• Task prompt
Take the lines from the beginning of the material through the line containing "1.2, 1.4, 1.6];" and retype them exactly, leaving the pictures out.

• Supplied information
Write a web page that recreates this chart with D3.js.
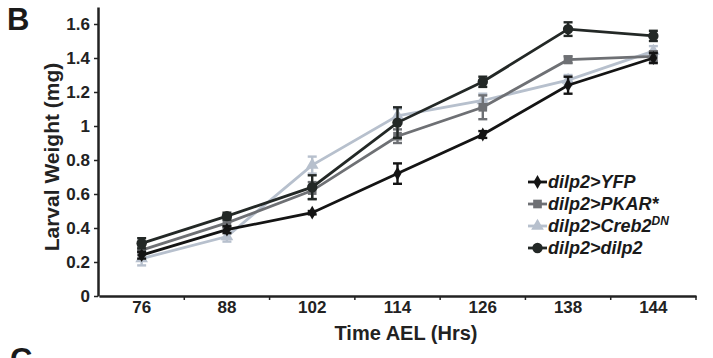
<!DOCTYPE html>
<html>
<head>
<meta charset="utf-8">
<script src="https://cdn.jsdelivr.net/npm/d3@7"></script>
<style>
  body { margin: 0; background: #fff; }
  svg { display: block; font-family: "Liberation Sans", Arial, sans-serif; }
  .tick text { font-weight: bold; fill: #222; }
</style>
</head>
<body>
<div class="chart"></div>
<script>
// Larval weight over time, panel B

// Data
let hours = ['76', '88', '102', '114', '126', '138', '144'];
let yTicks = [0, 0.2, 0.4, 0.6, 0.8, 1, 1.2, 1.4, 1.6];

let yfpMean   = [0.24, 0.39, 0.49, 0.72, 0.95, 1.24, 1.40];
let yfpErr    = [0.02, 0.02, 0.01, 0.06, 0.02, 0.05, 0.03];
let pkarMean  = [0.27, 0.43, 0.62, 0.94, 1.11, 1.39, 1.41];
let pkarErr   = [0.03, 0.03, 0.05, 0.04, 0.07, 0.02, 0.03];
let crebMean  = [0.22, 0.35, 0.77, 1.06, 1.15, 1.27, 1.44];
let crebErr   = [0.04, 0.03, 0.05, 0.04, 0.04, 0.03, 0.03];
let dilpMean  = [0.31, 0.47, 0.64, 1.02, 1.26, 1.57, 1.53];
let dilpErr   = [0.03, 0.02, 0.07, 0.09, 0.03, 0.04, 0.03];

// series, drawn back to front
let series = [
  {name: 'dilp2>Creb2', sup: 'DN', mean: crebMean, err: crebErr, color: '#b7c0cd', marker: d3.symbolTriangle, size: 70},
  {name: 'dilp2>PKAR*', sup: '', mean: pkarMean, err: pkarErr, color: '#6e7074', marker: d3.symbolSquare, size: 75},
  {name: 'dilp2>YFP', sup: '', mean: yfpMean, err: yfpErr, color: '#141414', marker: d3.symbolDiamond, size: 55},
  {name: 'dilp2>dilp2', sup: '', mean: dilpMean, err: dilpErr, color: '#232826', marker: d3.symbolCircle, size: 85}
];
let legendOrder = ['dilp2>YFP', 'dilp2>PKAR*', 'dilp2>Creb2', 'dilp2>dilp2'];

let width = 713, height = 358;

let svg = d3.select('.chart')
  .append('svg')
  .attr('width', width)
  .attr('height', height);

// scales
let xScale = d3.scaleBand().domain(hours).range([99, 696]);
let yScale = d3.scaleLinear().domain([0, 1.7]).range([296, 7]);
let cx = function(h) { return xScale(h) + xScale.bandwidth() / 2; };

// y axis
let yAxis = d3.axisLeft(yScale)
  .tickValues(yTicks)
  .tickSize(4)
  .tickSizeOuter(0)
  .tickPadding(4)
  .tickFormat(d3.format('~g'));

let gy = svg.append('g')
  .attr('transform', 'translate(98,0)')
  .call(yAxis);
gy.select('.domain').attr('stroke', '#222').attr('stroke-width', 2.5);
gy.selectAll('.tick line').attr('stroke', '#222').attr('stroke-width', 1.5);
gy.selectAll('.tick text').style('font-size', '17px');

// x axis: labels centred on bands, ticks on band edges
let xAxis = d3.axisBottom(xScale).tickSize(0).tickSizeOuter(0).tickPadding(5);
let gx = svg.append('g')
  .attr('transform', 'translate(0,296)')
  .call(xAxis);
gx.select('.domain').attr('stroke', '#222').attr('stroke-width', 2.5);
gx.selectAll('.tick text').style('font-size', '17px');

let edges = hours.slice(1).map(function(h) { return xScale(h); });
edges.push(xScale.range()[1]);
gx.selectAll('.edge')
  .data(edges)
  .enter().append('line')
  .attr('class', 'edge')
  .attr('x1', function(d) { return d; })
  .attr('x2', function(d) { return d; })
  .attr('y1', 0)
  .attr('y2', 4)
  .attr('stroke', '#222')
  .attr('stroke-width', 1.5);

// axis titles
svg.append('text')
  .attr('transform', 'translate(59,157) rotate(-90)')
  .attr('text-anchor', 'middle')
  .style('font-size', '21px')
  .style('font-weight', 'bold')
  .attr('fill', '#222')
  .text('Larval Weight (mg)');

svg.append('text')
  .attr('x', 406)
  .attr('y', 340)
  .attr('text-anchor', 'middle')
  .style('font-size', '20px')
  .style('font-weight', 'bold')
  .attr('fill', '#222')
  .text('Time AEL (Hrs)');

// panel letters
svg.append('text').attr('x', 7).attr('y', 30)
  .style('font-size', '31px').style('font-weight', 'bold').attr('fill', '#1a1a1a').text('B');
svg.append('text').attr('x', 10).attr('y', 370)
  .style('font-size', '31px').style('font-weight', 'bold').attr('fill', '#1a1a1a').text('C');

// lines, error bars, markers
let line = d3.line()
  .x(function(d) { return cx(d.h); })
  .y(function(d) { return yScale(d.v); });

series.forEach(function(s) {
  let pts = hours.map(function(h, i) { return {h: h, v: s.mean[i], e: s.err[i]}; });
  let g = svg.append('g');

  g.append('path')
    .datum(pts)
    .attr('d', line)
    .attr('fill', 'none')
    .attr('stroke', s.color)
    .attr('stroke-width', 2.8);

  let eb = g.selectAll('.err')
    .data(pts)
    .enter().append('g')
    .attr('class', 'err')
    .attr('stroke', s.color)
    .attr('stroke-width', 2.4);
  eb.append('line')
    .attr('x1', function(d) { return cx(d.h); })
    .attr('x2', function(d) { return cx(d.h); })
    .attr('y1', function(d) { return yScale(d.v - d.e); })
    .attr('y2', function(d) { return yScale(d.v + d.e); });
  [-1, 1].forEach(function(sign) {
    eb.append('line')
      .attr('x1', function(d) { return cx(d.h) - 4.5; })
      .attr('x2', function(d) { return cx(d.h) + 4.5; })
      .attr('y1', function(d) { return yScale(d.v + sign * d.e); })
      .attr('y2', function(d) { return yScale(d.v + sign * d.e); });
  });

  g.selectAll('.mk')
    .data(pts)
    .enter().append('path')
    .attr('class', 'mk')
    .attr('d', d3.symbol().type(s.marker).size(s.size))
    .attr('transform', function(d) { return 'translate(' + cx(d.h) + ',' + yScale(d.v) + ')'; })
    .attr('fill', s.color);
});

// legend
let legend = svg.append('g');
legendOrder.forEach(function(name, i) {
  let s = series.find(function(d) { return d.name === name; });
  let y = 182 + i * 22;
  legend.append('line')
    .attr('x1', 528).attr('x2', 547)
    .attr('y1', y).attr('y2', y)
    .attr('stroke', s.color).attr('stroke-width', 2.8);
  legend.append('path')
    .attr('d', d3.symbol().type(s.marker).size(s.size))
    .attr('transform', 'translate(537.5,' + y + ')')
    .attr('fill', s.color);
  let t = legend.append('text')
    .attr('x', 548)
    .attr('y', y + 6)
    .style('font-size', '18px')
    .style('font-weight', 'bold')
    .style('font-style', 'italic')
    .attr('fill', '#1a1a1a')
    .text(s.name);
  if (s.sup) {
    t.append('tspan')
      .attr('dy', -7)
      .style('font-size', '12px')
      .text(s.sup);
  }
});
</script>
</body>
</html>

• Exercise output
Write a web page that recreates this chart with D3.js.
<!DOCTYPE html>
<html>
<head>
<meta charset="utf-8">
<script src="https://cdn.jsdelivr.net/npm/d3@7"></script>
<style>
  body { margin: 0; background: #fff; }
  svg { display: block; font-family: "Liberation Sans", Arial, sans-serif; }
  .tick text { font-weight: bold; fill: #222; }
</style>
</head>
<body>
<div class="chart"></div>
<script>
// Larval weight over time, panel B

// Data
let hours = ['76', '88', '102', '114', '126', '138', '144'];
let yTicks = [0, 0.2, 0.4, 0.6, 0.8, 1, 1.2, 1.4, 1.6];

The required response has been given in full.